Biography of Robert Rauschenberg
Bith Date: 1925
Death Date:
Place of Birth: Port Arthur, Texas, United States
Nationality: American
Gender: Male
Occupations: painter, printmaker
The American painter and printmaker Robert Rauschenberg (born 1925) experimented freely with avant-garde concepts and techniques. His wild inventiveness and frank eclecticism were tempered by his almost unerring sense of color and design.
Robert Rauschenberg was born in Port Arthur, Texas, of German and Cherokee lineage. He attended the local public schools before becoming a naval corpsman. He began his formal art education at the Kansas City Art Institute in 1946. The following year he went to Paris to study at the Académie Julian.
In 1948 Rauschenberg returned to America to study with Josef Albers at Black Mountain College in North Carolina. Albers stressed design as a discipline, and Rauschenberg felt he needed such training. He later admitted that Albers was the teacher most important to his development. About 1950 Rauschenberg began to paint his all-white, then all-black, paintings. From these ascetic exercises in total minimalism he turned to making giant, richly textured and colored collage-assemblages, which he called "combines."

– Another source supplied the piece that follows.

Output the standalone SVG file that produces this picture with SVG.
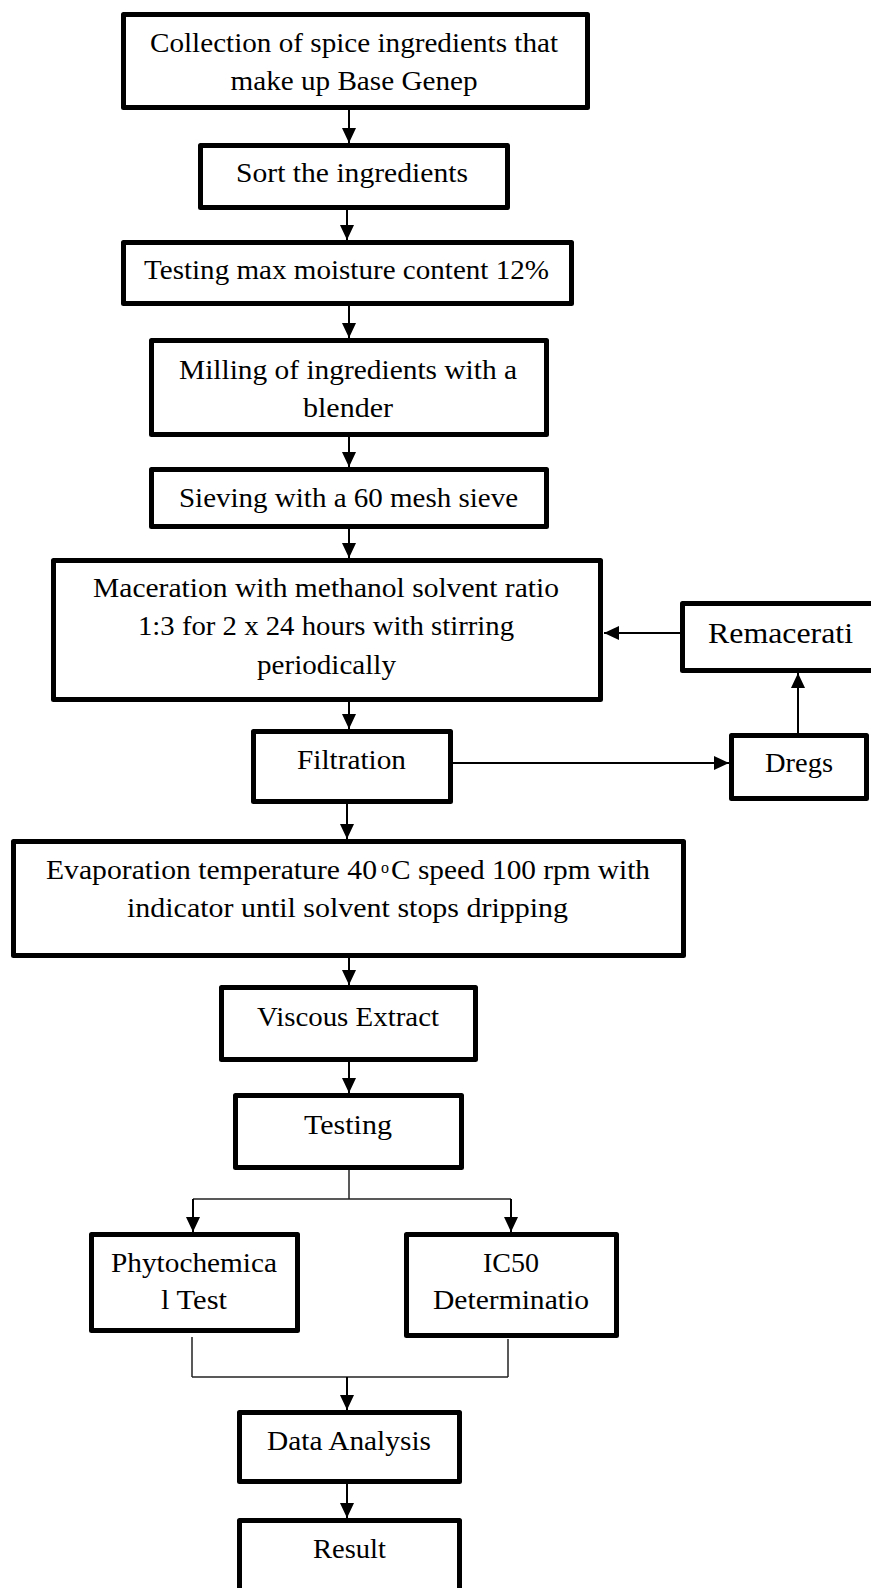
<svg xmlns="http://www.w3.org/2000/svg" width="871" height="1588" viewBox="0 0 871 1588">
<defs>
<marker id="ah" markerUnits="userSpaceOnUse" markerWidth="15" markerHeight="14" refX="15" refY="7" orient="auto">
<path d="M0,0 L15,7 L0,14 Z" fill="#000"/>
</marker>
<style>
.box{fill:#fff;stroke:#000;stroke-width:5;stroke-linejoin:round}
.t{font-family:"Liberation Serif","Times New Roman",serif;font-size:28px;fill:#000;text-anchor:middle}
.s{text-anchor:start}
.a{fill:none;stroke:#000;stroke-width:2;marker-end:url(#ah)}
.th{fill:none;stroke:#222;stroke-width:1.5}
</style>
</defs>
<rect width="871" height="1588" fill="#fff"/>
<g id="connectors">
<line class="a" x1="349" y1="110" x2="349" y2="143"/>
<line class="a" x1="347" y1="210" x2="347" y2="240"/>
<line class="a" x1="349" y1="306" x2="349" y2="338"/>
<line class="a" x1="349" y1="437" x2="349" y2="467"/>
<line class="a" x1="349" y1="529" x2="349" y2="558"/>
<line class="a" x1="349" y1="702" x2="349" y2="729"/>
<line class="a" x1="453" y1="763" x2="729" y2="763"/>
<line class="a" x1="798" y1="733" x2="798" y2="673"/>
<line class="a" x1="680" y1="633" x2="604" y2="633"/>
<line class="a" x1="347" y1="804" x2="347" y2="839"/>
<line class="a" x1="349" y1="958" x2="349" y2="985"/>
<line class="a" x1="349" y1="1062" x2="349" y2="1093"/>
<line class="th" x1="349" y1="1170" x2="349" y2="1199"/>
<line class="th" x1="193" y1="1199" x2="511" y2="1199"/>
<line class="a" x1="193" y1="1199" x2="193" y2="1232"/>
<line class="a" x1="511" y1="1199" x2="511" y2="1232"/>
<line class="th" x1="192" y1="1337" x2="192" y2="1377"/>
<line class="th" x1="508" y1="1339" x2="508" y2="1377"/>
<line class="th" x1="192" y1="1377" x2="508" y2="1377"/>
<line class="a" x1="347" y1="1377" x2="347" y2="1410"/>
<line class="a" x1="347" y1="1484" x2="347" y2="1518"/>
</g>
<g id="n1"><rect class="box" x="123.5" y="14.5" width="464" height="93"/>
<text class="t" x="354" y="52" textLength="408" lengthAdjust="spacingAndGlyphs">Collection of spice ingredients that</text>
<text class="t" x="354" y="90" textLength="247" lengthAdjust="spacingAndGlyphs">make up Base Genep</text></g>
<g id="n2"><rect class="box" x="200.5" y="145.5" width="307" height="62"/>
<text class="t" x="352" y="182" textLength="232" lengthAdjust="spacingAndGlyphs">Sort the ingredients</text></g>
<g id="n3"><rect class="box" x="123.5" y="242.5" width="448" height="61"/>
<text class="t" x="346.5" y="279" textLength="405" lengthAdjust="spacingAndGlyphs">Testing max moisture content 12%</text></g>
<g id="n4"><rect class="box" x="151.5" y="340.5" width="395" height="94"/>
<text class="t" x="348" y="379" textLength="338" lengthAdjust="spacingAndGlyphs">Milling of ingredients with a</text>
<text class="t" x="348" y="417" textLength="90" lengthAdjust="spacingAndGlyphs">blender</text></g>
<g id="n5"><rect class="box" x="151.5" y="469.5" width="395" height="57"/>
<text class="t" x="348.5" y="507" textLength="339" lengthAdjust="spacingAndGlyphs">Sieving with a 60 mesh sieve</text></g>
<g id="n6"><rect class="box" x="53.5" y="560.5" width="547" height="139"/>
<text class="t" x="326" y="597" textLength="466" lengthAdjust="spacingAndGlyphs">Maceration with methanol solvent ratio</text>
<text class="t" x="326" y="635" textLength="376" lengthAdjust="spacingAndGlyphs">1:3 for 2 x 24 hours with stirring</text>
<text class="t" x="326.5" y="674" textLength="139" lengthAdjust="spacingAndGlyphs">periodically</text></g>
<g id="n7"><rect class="box" x="682.5" y="603.5" width="200" height="67"/>
<text class="t" x="780.5" y="643" textLength="145" lengthAdjust="spacingAndGlyphs" style="font-size:30px">Remacerati</text></g>
<g id="n8"><rect class="box" x="253.5" y="731.5" width="197" height="70"/>
<text class="t" x="351.5" y="769" textLength="109" lengthAdjust="spacingAndGlyphs">Filtration</text></g>
<g id="n9"><rect class="box" x="731.5" y="735.5" width="135" height="63"/>
<text class="t" x="799" y="772" textLength="68" lengthAdjust="spacingAndGlyphs">Dregs</text></g>
<g id="n10"><rect class="box" x="13.5" y="841.5" width="670" height="114"/>
<text class="t s" x="46" y="879" textLength="331" lengthAdjust="spacingAndGlyphs">Evaporation temperature 40</text>
<text class="t" x="385" y="873" style="font-size:16px">o</text>
<text class="t s" x="391" y="879" textLength="259" lengthAdjust="spacingAndGlyphs">C speed 100 rpm with</text>
<text class="t" x="347.5" y="917" textLength="441" lengthAdjust="spacingAndGlyphs">indicator until solvent stops dripping</text></g>
<g id="n11"><rect class="box" x="221.5" y="987.5" width="254" height="72"/>
<text class="t" x="348" y="1026" textLength="182" lengthAdjust="spacingAndGlyphs">Viscous Extract</text></g>
<g id="n12"><rect class="box" x="235.5" y="1095.5" width="226" height="72"/>
<text class="t" x="348" y="1134" textLength="88" lengthAdjust="spacingAndGlyphs">Testing</text></g>
<g id="n13"><rect class="box" x="91.5" y="1234.5" width="206" height="96"/>
<text class="t" x="194" y="1272" textLength="166" lengthAdjust="spacingAndGlyphs">Phytochemica</text>
<text class="t" x="194" y="1309" textLength="66" lengthAdjust="spacingAndGlyphs">l Test</text></g>
<g id="n14"><rect class="box" x="406.5" y="1234.5" width="210" height="101"/>
<text class="t" x="511" y="1272" textLength="56" lengthAdjust="spacingAndGlyphs">IC50</text>
<text class="t" x="511" y="1309" textLength="156" lengthAdjust="spacingAndGlyphs">Determinatio</text></g>
<g id="n15"><rect class="box" x="239.5" y="1412.5" width="220" height="69"/>
<text class="t" x="349" y="1450" textLength="164" lengthAdjust="spacingAndGlyphs">Data Analysis</text></g>
<g id="n16"><rect class="box" x="239.5" y="1520.5" width="220" height="100"/>
<text class="t" x="349.5" y="1558" textLength="73" lengthAdjust="spacingAndGlyphs">Result</text></g>
</svg>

In 1952 Rauschenberg traveled in Italy and North Africa. The following year he was living in New York City and developing his concept of the combine. His best-known and most audacious combines are the Bed (1955), an upright bed, complete with a patchwork quilt and pillow, that has been spattered with paint; and the amazing Monogram (1959), a collagelike painting-platform resting flat on the floor, in the center of which stands a stuffed, horned ram with a rubber tire around its middle. About his art Rauschenberg explained: "Painting relates to both art and life. I try to act in the gap between the two." In the 1950s he participated in "happenings," an improvisational type of theater.
In 1958 Rauschenberg had an exhibition in New York City that catapulted him to prominence, and his paintings soon entered the collections of every large museum in America and abroad. Not satisfied with cultivating his career as a painter, in 1963 he toured with the Merce Cunningham Dance Theater as an active participant. In 1964 Rauschenberg received first prize at the Venice Biennale. In the late 1960s he concentrated on developing series of silk-screen prints and lithographs. Current (1970), a set of giant silk-screen prints, was politically inspired.
Rauschenberg remains active in the art world. Started in the late 1980s, he created the Rauschenberg Overseas Cultural Exchange. The exchange was created to broaden cultural ties. In each county he visited, he would create art and leave one piece behind. The others were added to the ever growing collection.
Rauschenberg remained active with his art throughout the 1990s as well. In 1994, the World Federation of United Nations Associations selected his painting to appear on a stamp. He continues to create unique pieces of art.
Further Reading
- The most extensive monograph on Rauschenberg is Andrew Forge, Rauschenberg (1969), which offers a comprehensive collection of illustrations, 47 of them in color, biographical material, and a brief autobiography. An essay on Rauschenberg and background material are in Calvin Tomkins, The Bride and the Bachelors: The Heretical Courtship in Modern Art (1965).